Keep it shorter: 20 minutes instead of 30. Attention spans are shorter on Zoom.

More frequent checkpoints: Ask questions every 3-4 slides to maintain engagement.

"Does this match what you're experiencing?" "Is this the kind of outcome that would matter to your team?"

Share deck in advance (sometimes): For complex technical presentations where prospects benefit from pre-reading, send deck 24 hours early with note: "Feel free to review before our call, but I'll walk through everything live."

Screen share wisely: Share specific application instead of entire screen to avoid notification distractions.

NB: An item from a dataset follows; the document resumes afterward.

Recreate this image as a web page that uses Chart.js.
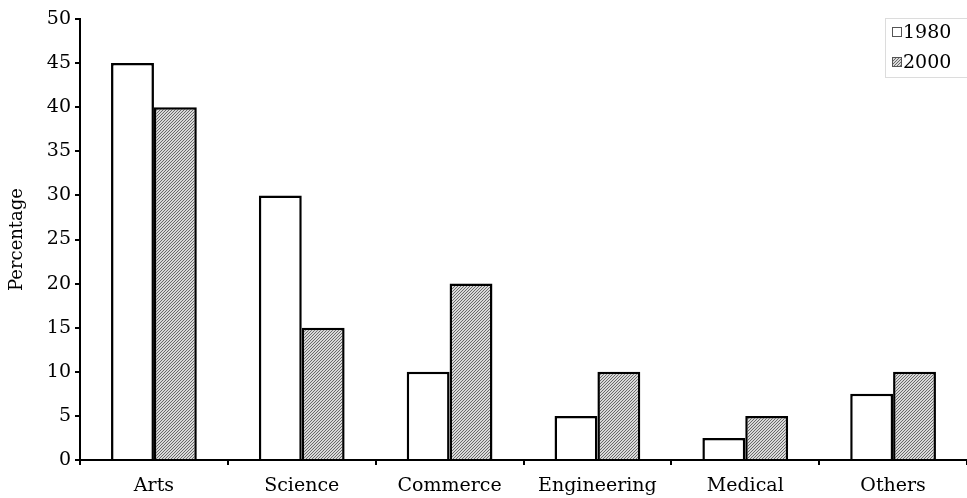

Measuring Presentation Effectiveness

Track metrics to improve your deck over time.

Engagement signals:

  • How many questions do prospects ask? (More questions = higher engagement)
  • Do they take notes? (Good sign)
  • Do they invite others to join mid-presentation? (Strong signal)

Conversion rate:

  • % of presentations that lead to next step (trial, POC, proposal)

Time efficiency:

  • Are you staying within time limits? (If consistently running over, deck is too long)

Feedback:

  • Ask prospects: "Was this helpful? Anything I should have covered that I didn't?"

Common Presentation Mistakes

Mistake 1: Starting with company history

"We were founded in 2015 and have raised $50M..."

Prospects don't care about your history until they care about your product.

Mistake 2: Demoing features prospects didn't ask for

"Let me also show you this cool feature..."

Stay focused on solving problems they told you about.

Mistake 3: Reading slides verbatim

If you're reading bullet points word-for-word, just send the deck instead.

Mistake 4: Showing too much

Trying to cover every feature in one presentation overwhelms prospects.

Mistake 5: No clear next steps

Ending with "Any questions?" instead of "Here's what I propose we do next..."

The Real Goal

Sales presentations aren't product demonstrations. They're persuasion tools designed to move prospects toward decisions.

Tell a story about their problem and your solution. Keep it focused and relevant. Provide proof. Make next steps clear.

15 slides. 30 minutes. One clear path forward.

That's how presentations drive deals.